Every year or so I add new habits to my list of things to do every day.
My latest is “eat carrots with every meal.” The simpler the activity, the more likely it will outlive my laziness.
Another of my daily activities is singing hymns. I try to sing two from the hymnbook daily, but I don’t always manage it. Sometimes, when I’m sick I sing hymns and it helps me feel a lot better.
The most important daily habit is my scripture study. I read The Book of Mormon for a half hour every day (and write notes about my thoughts). Sometimes I listen to it on iTunes, but reading is better. When I have any kind of difficulty, this sees me through. I often start my study time with a question, but today I started with a statement:
“Today I need peace in a troubled world.”
I happen to be reading 1 Nephi chapter 17. I’ve been on this chapter for a few days while I’ve struggled with a couple of troubling matters. I guess both are related to my own weakness, but one is my own defect, the other is an outside irritant.
These are some of the ideas that came to me while I pondered this morning.
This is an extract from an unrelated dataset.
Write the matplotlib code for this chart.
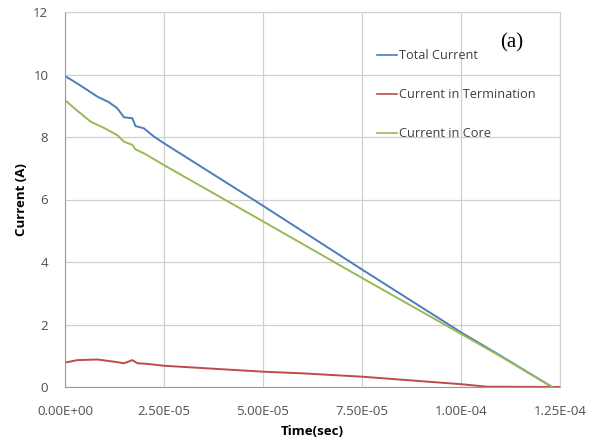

I think that initially we all–Heavenly Father’s spirit children, in heaven–had an equal chance. We created our own differences by our choices. When we came to earth we were all clean, but some people had advantages because of their choices and their experiences.
When I was in high school, for a couple of days in my social studies class we had a really fun activity. We got to play the board game Careers. My family played this at home, so I already knew the strategy. I won. The next day, the people who won the games the day before were given extra advantages, so they totally skunked the other players. They couldn’t lose unless they CHOSE to lose.
The difference between the game and reality is that ANYONE can choose to have all the advantages at any time. I’m not talking about education, health, wealth–I’m talking about the advantages of the Spirit. It all depends on our choices. I’m always reminding myself that life isn’t about success. It’s about making choices. I don’t have to do great things. I only have to do good things, and then the great advantages of the spiritual life are mine.
Then I started thinking about weaknesses. And I asked myself, did God allow us to choose our weaknesses? Was it like school–required classes and electives? Then why would we choose certain ones? Maybe for ourselves, but also for others? One person healing a great weakness might benefit others. What might be the subsidiary strengths to complement one’s weaknesses? There’s good old General Ed. Desire to Obey. That one has carried me through many a dark night of the soul. And really, that’s sufficient. There are more, but that’s all I want to think about at this time.